NYC on st Patrick's day is probably best avoided. A lot of people spend a lot of time at the pub (and many of them are not Irish) which can be irritating if you are trying to get somewhere but I wasn't and really enjoyed the hurly burly of it. You do reach a point where enough is enough and although we had been offered tickets to a gig by Mary who had bought them for me and her but didn't feel well when the time arrived, Amy's enough moment arrived at 4 and she commuted back to New Jersey.

I chilled for a while and then set off for the gig. The Bernie Worrell Orchestra featuring special guest Rob Schwimmer on Theremin. Mary was very excited about the venue and she is right. It's fantastic although you can't sit down unless you plan to eat and then they automatically add 20% tip to your bill. I stood. I have ten days left of this trip. The warm-up was rubbish - a piano player who played incredibly boring instrumentals and thought he could make them sound really good by banging, over-amplifying it, and adding distortion. Oh, and the really good bass player on the next few songs was welcome but didn't make the music any better. Bernie and his orchestra was great though - super, big sound. Terrific singer. Two drummers and percussion. Funky. And theremin is a fabulously surreal addition to that with Schwimmer looking like he's just stepped out from playing Doc in Back To The Future. Great night - and I didn't get lost on the way there, or back. Bonus.

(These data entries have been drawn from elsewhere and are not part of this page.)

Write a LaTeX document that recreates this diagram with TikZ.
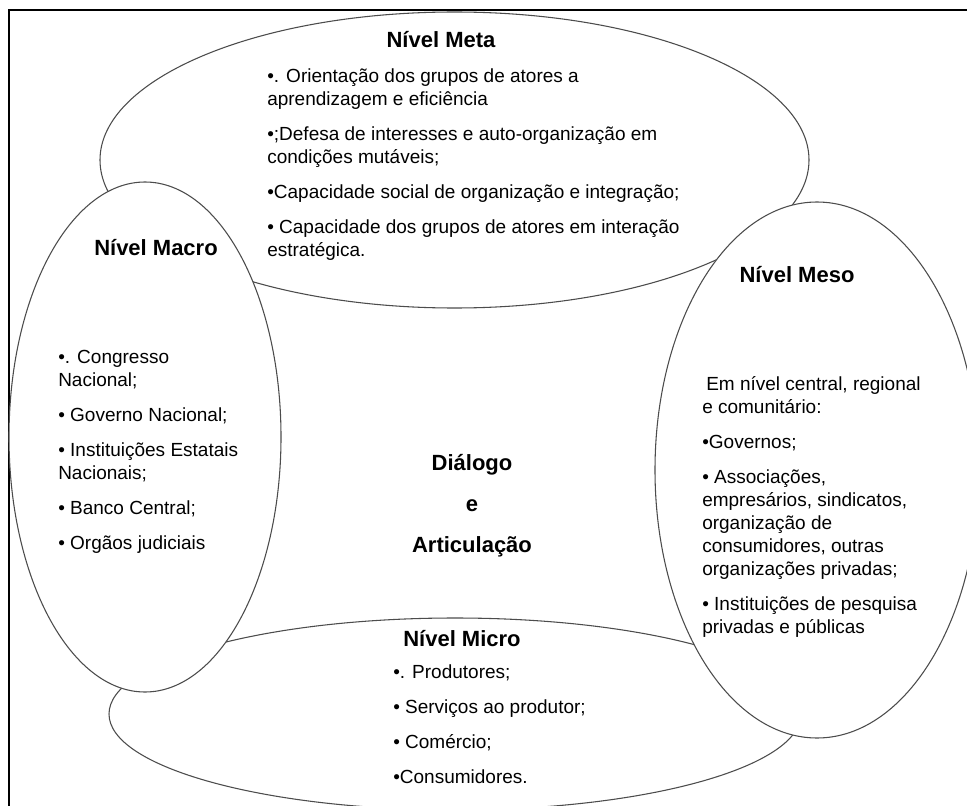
\documentclass[tikz,border=0pt]{standalone}
\usepackage{fontspec}
\setmainfont{Liberation Sans}
\usetikzlibrary{positioning}

\begin{document}
\begin{tikzpicture}[x=0.75pt,y=-0.75pt,
    level/.style={draw=black!70, line width=0.8pt, fill=white},
    heading/.style={font=\fontsize{16.5}{20}\selectfont\bfseries, inner sep=0pt},
    bodytext/.style={font=\fontsize{14.25}{17.25}\selectfont, align=left, anchor=north west, inner sep=0pt}]
    % page and frame
    \useasboundingbox (0,0) rectangle (967,806);
    \fill[white] (0,0) rectangle (967,806);
    \clip (0,0) rectangle (967,806);
    \draw[line width=1.6pt] (9,10) rectangle (990,830); % frame, right and bottom sides run off the page

    % the four levels, later ones lie over the earlier ones
    \draw[level] (454.5,160) ellipse [x radius=354.5, y radius=148]; % meta
    \draw[level] (455,714) ellipse [x radius=346, y radius=96]; % micro
    \draw[level] (145,437) ellipse [x radius=136, y radius=255]; % macro
    \draw[level] (817,470) ellipse [x radius=162, y radius=268]; % meso

    % headings
    \node[heading] (metatitle) at (441,40) {Nível Meta};
    \node[heading] (macrotitle) at (156,248) {Nível Macro};
    \node[heading] (mesotitle) at (797,275) {Nível Meso};
    \node[heading] (microtitle) at (462,639) {Nível Micro};

    % texts of the levels
    \node[bodytext] (metatext) at (267,68) {•. Orientação dos grupos de atores a\\
        aprendizagem e eficiência\\[9pt]
        •;Defesa de interesses e auto-organização em\\
        condições mutáveis;\\[9pt]
        •Capacidade social de organização e integração;\\[9pt]
        • Capacidade dos grupos de atores em interação\\
        estratégica.};
    \node[bodytext] (macrotext) at (58,350) {•. Congresso\\
        Nacional;\\[9pt]
        • Governo Nacional;\\[9pt]
        • Instituições Estatais\\
        Nacionais;\\[9pt]
        • Banco Central;\\[9pt]
        • Orgãos judiciais};
    \node[bodytext] (mesotext) at (702,376) {\hspace*{3pt}Em nível central, regional\\
        e comunitário:\\[9pt]
        •Governos;\\[9pt]
        • Associações,\\
        empresários, sindicatos,\\
        organização de\\
        consumidores, outras\\
        organizações privadas;\\[9pt]
        • Instituições de pesquisa\\
        privadas e públicas};
    \node[bodytext] (microtext) at (393,664) {•. Produtores;\\[9pt]
        • Serviços ao produtor;\\[9pt]
        • Comércio;\\[9pt]
        •Consumidores.};

    % centre
    \node[heading, align=center, font=\fontsize{16.5}{30.75}\selectfont\bfseries] (dialogo) at (472,506) {Diálogo\\e\\Articulação};
\end{tikzpicture}
\end{document}
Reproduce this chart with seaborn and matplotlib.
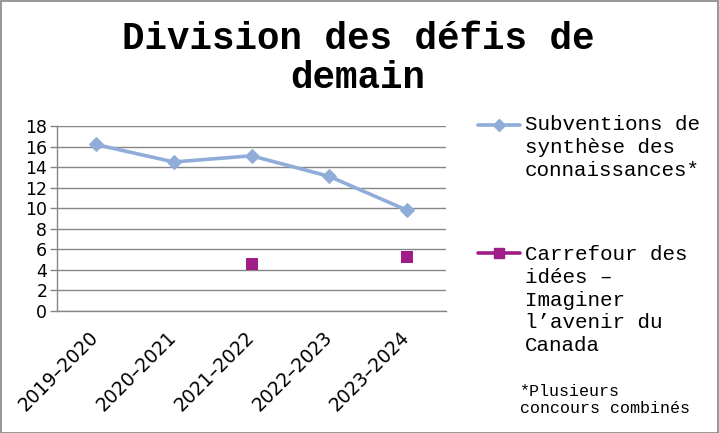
import matplotlib
matplotlib.use("Agg")
import matplotlib.pyplot as plt
import matplotlib.transforms as mtransforms
from matplotlib.lines import Line2D
from matplotlib.patches import Rectangle
import seaborn as sns
import numpy as np
import pandas as pd

# Chart data
years = ["2019–2020", "2020–2021", "2021–2022", "2022–2023", "2023–2024"]
synthese = [16.2, 14.5, 15.1, 13.1, 9.8]
carrefour = [np.nan, np.nan, 4.6, np.nan, 5.3]
y_ticks = [0, 2, 4, 6, 8, 10, 12, 14, 16, 18]

title = "Division des défis de\ndemain"
label_synthese = "Subventions de\nsynthèse des\nconnaissances*"
label_carrefour = "Carrefour des\nidées –\nImaginer\nl’avenir du\nCanada"
footnote = "*Plusieurs\nconcours combinés"

blue = "#8FADD8"
purple = "#A01C86"
grid_grey = "#868686"
mono = "Liberation Mono"

df = pd.DataFrame({"year": years, "synthese": synthese, "carrefour": carrefour})

sns.set_style("white")
plt.rcParams["font.family"] = ["DejaVu Sans"]
plt.rcParams["text.color"] = "black"
plt.rcParams["xtick.labelcolor"] = "black"
plt.rcParams["ytick.labelcolor"] = "black"

W, H = 719, 433
fig = plt.figure(figsize=(W / 100, H / 100), dpi=100)
ax = fig.add_axes([57 / W, 1 - 311 / H, (446 - 57) / W, (311 - 126) / H])

sns.lineplot(data=df, x="year", y="synthese", ax=ax, color=blue, linewidth=2.6,
             marker="D", markersize=7, markeredgecolor=blue, sort=False)
sns.scatterplot(data=df.dropna(subset=["carrefour"]), x="year", y="carrefour", ax=ax,
                color=purple, marker="s", s=70, edgecolor=purple, linewidth=0, zorder=3)

ax.set_xlim(-0.5, len(years) - 0.5)
ax.set_ylim(0, 18)
ax.set_yticks(y_ticks)
ax.set_yticklabels([str(v) for v in y_ticks], fontsize=12.5)
ax.grid(axis="y", color=grid_grey, linewidth=1)
ax.set_axisbelow(True)

# category labels at centres, tick marks at bin boundaries
ax.set_xticks(np.arange(len(years)))
ax.set_xticklabels(years, rotation=45, ha="right", rotation_mode="anchor", fontsize=13.5)
ax.set_xticks(np.arange(len(years) + 1) - 0.5, minor=True)
ax.tick_params(axis="x", which="major", length=0, pad=12, labelcolor="black")
ax.tick_params(axis="x", which="minor", length=5, color=grid_grey, width=1)
ax.tick_params(axis="y", length=5, color=grid_grey, width=1, pad=2, left=True,
               labelcolor="black")
ax.set_xlabel("")
ax.set_ylabel("")
shift = mtransforms.ScaledTranslation(-7 / 100, 0, fig.dpi_scale_trans)
for lbl in ax.get_xticklabels():
    lbl.set_transform(lbl.get_transform() + shift)

for side in ["top", "right"]:
    ax.spines[side].set_visible(False)
for side in ["left", "bottom"]:
    ax.spines[side].set_color(grid_grey)
    ax.spines[side].set_linewidth(1)


def px(x, y):
    return x / W, 1 - y / H


# title (y is the baseline of the last line)
fig.text(*px(358, 88), title, ha="center", va="baseline", fontsize=27,
         fontweight="bold", family=mono, linespacing=1.1, multialignment="center",
         color="black")

# legend drawn by hand so the handles sit on the first text line
for y0, last_base, color, marker, ms, label in [
    (125, 176, blue, "D", 6, label_synthese),
    (253, 351, purple, "s", 7, label_carrefour),
]:
    xs, ys = zip(px(478, y0), px(520, y0))
    fig.add_artist(Line2D(xs, ys, color=color, linewidth=2.6))
    fig.add_artist(Line2D([px(499, y0)[0]], [px(499, y0)[1]], color=color,
                          marker=marker, markersize=ms, linestyle=""))
    fig.text(*px(525, last_base), label, ha="left", va="baseline", fontsize=15,
             family=mono, linespacing=1.25, color="black")

fig.text(*px(520, 413), footnote, ha="left", va="baseline", fontsize=12,
         family=mono, linespacing=1.2, color="black")

# outer frame
fig.add_artist(Rectangle((0.5 / W, 0.5 / H), 1 - 1.5 / W, 1 - 1.5 / H,
                         transform=fig.transFigure, fill=False,
                         edgecolor=grid_grey, linewidth=1.2))

fig.savefig("out.png", dpi=100)
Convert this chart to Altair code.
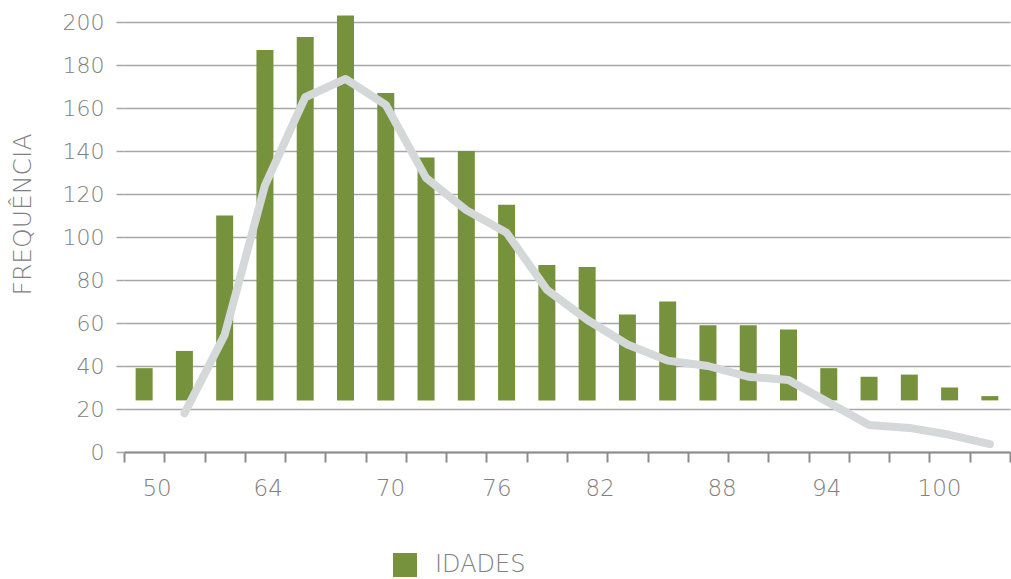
import altair as alt
import pandas as pd

# ---- data ----
bar_index = list(range(22))
frequencies = [39, 47, 110, 187, 193, 203, 167, 137, 140, 115, 87, 86,
               64, 70, 59, 59, 57, 39, 35, 36, 30, 26]
bar_base = 24
series_name = "IDADES"

trend_index = list(range(1, 22))
trend_values = [18, 54.5, 124, 165, 173.5, 161.5, 127.5, 112.5, 102, 75.5,
                61.5, 50, 42.5, 40, 35, 33.5, 23, 12.6, 11.2, 8, 3.7]

tick_labels = ["50", "64", "70", "76", "82", "88", "94", "100"]
tick_label_pos = [0.32, 3.08, 6.12, 8.76, 11.32, 14.35, 16.95, 19.75]

y_ticks = list(range(0, 201, 20))
band_edges = [i - 0.5 for i in range(23)]

FONT = "DejaVu Sans"
TXT = "#808080"
GRID = "#a6a6a6"
AXIS = "#8c8c8c"
GREEN = "#77923C"
LINE = "#D4D8D9"

bar_df = pd.DataFrame({"idx": bar_index, "freq": frequencies,
                       "base": [bar_base] * len(bar_index),
                       "serie": [series_name] * len(bar_index)})
trend_df = pd.DataFrame({"idx": trend_index, "val": trend_values})
label_df = pd.DataFrame({"pos": tick_label_pos, "label": tick_labels})

x_scale = alt.Scale(domain=[-0.5, 21.5], nice=False, zero=False, padding=0)
y_scale = alt.Scale(domain=[0, 200], nice=False)

bars = alt.Chart(bar_df).mark_bar(size=17).encode(
    x=alt.X("idx:Q", scale=x_scale,
            axis=alt.Axis(values=band_edges, labels=False, title=None, grid=False,
                          domainColor=AXIS, domainWidth=2, tickColor=AXIS,
                          tickWidth=2, tickSize=10)),
    y=alt.Y("freq:Q", scale=y_scale,
            axis=alt.Axis(values=y_ticks, title="FREQUÊNCIA", grid=True,
                          gridColor=GRID, gridWidth=1.5, domain=False,
                          tickSize=8, tickColor=GRID, tickWidth=1.5,
                          labelPadding=12, labelFontSize=22, labelColor=TXT,
                          labelFont=FONT, labelFontWeight=300,
                          titleFont=FONT, titleFontSize=25, titleFontWeight=300,
                          titleColor=TXT, titleAngle=270, titleX=-102, titleY=192,
                          titleAlign="center", titleBaseline="middle")),
    y2="base:Q",
    color=alt.Color("serie:N", scale=alt.Scale(domain=[series_name], range=[GREEN]),
                    legend=alt.Legend(title=None, orient="none", legendX=269, legendY=531,
                                      symbolType="square", symbolSize=576,
                                      symbolStrokeWidth=0, labelFontSize=24,
                                      labelColor=TXT, labelFont=FONT,
                                      labelFontWeight=300, labelOffset=18, padding=0)),
)

trend = alt.Chart(trend_df).mark_line(color=LINE, strokeWidth=8, strokeCap="round",
                                      strokeJoin="round").encode(
    x=alt.X("idx:Q", scale=x_scale),
    y=alt.Y("val:Q", scale=y_scale),
)

labels = alt.Chart(label_df).mark_text(fontSize=23, font=FONT, fontWeight=300,
                                       color=TXT, baseline="alphabetic").encode(
    x=alt.X("pos:Q", scale=x_scale),
    y=alt.value(474),
    text="label:N",
)

chart = alt.layer(bars, trend, labels).properties(
    width=886, height=430,
    autosize=alt.AutoSizeParams(type="none"),
    padding={"left": 124, "top": 22, "right": 1, "bottom": 127},
).configure_view(stroke=None)

chart.save("out.html", embed_options={"renderer": "svg", "actions": False})
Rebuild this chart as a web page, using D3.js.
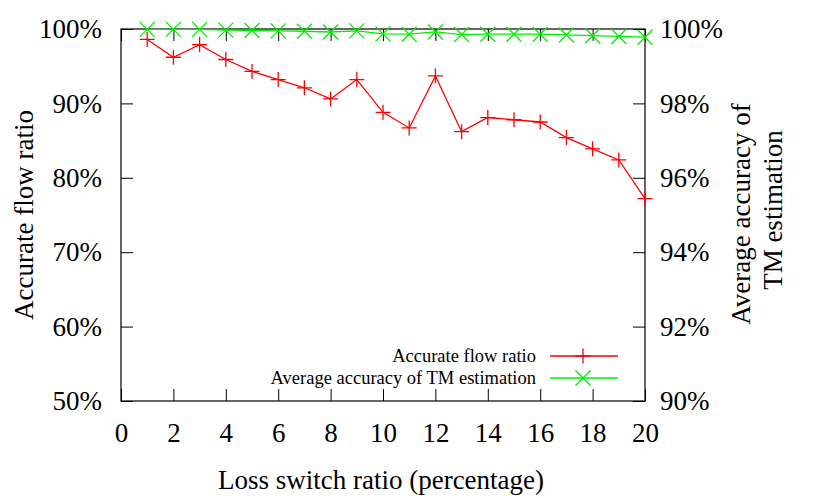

I was in good Unitarian company on Sunday morning. Amy p had arranged me an opportunity to play at her church which was called Central Unitarian Church. By its name, I had mistakenly assumed it to be in New York City. This was a mistake and by the time I realized the mistake Sheila Powers (formerly from Alaska, more recently Dublin and, in the last two months, Conneticut) had decided that the most perfect way she could think of to spend her day off on a Sunday would be to drive to New York and see me. So she came and picked me up and we drove together to deepest darkest suburban New Jersey (what Della wore) and I played them an Irish tune to start their service (the meeting of the waters) and one to end their service (Carolan's concerto) on their beautiful piano (how come all UU churches seem to have beautiful pianos ?) and, having "done" coffee with the congregation and said goodbye to Amy (again) then we worked our way into NYC again and hung out at the end of 42nd St overlooking the Hudson, listening to eighties summer hits and pretending it was August, catching up and quizzing each other on our various explorations and new career paths. Scary but less scary when you know you're not the only one in that position.

I went home via the bus station to buy a lotto ticket (new york lotto is currently a staggering $241 million) and to check I didn't need a reservation for today's bus. "oh no, not at all. The bus is first come, first served".

So I arrived 90 minutes early today to find that because I didn't have a reservation bthat I would be on standby. I arrived second. I got on last. Greyhound could do some work on communications.

But I'm on the bus, I'm 6 1/2 hours through a 7 1/2 hour journey, I negotiated lunch at Quiznos Sub, I managed to eat it and get back on before the driver drove away and although my nice shiny iPad doesn't seem to have gps I'm just about following the route on google maps. I'm also now an expert on the New Jersey Turnpike thanks to Wikipedia.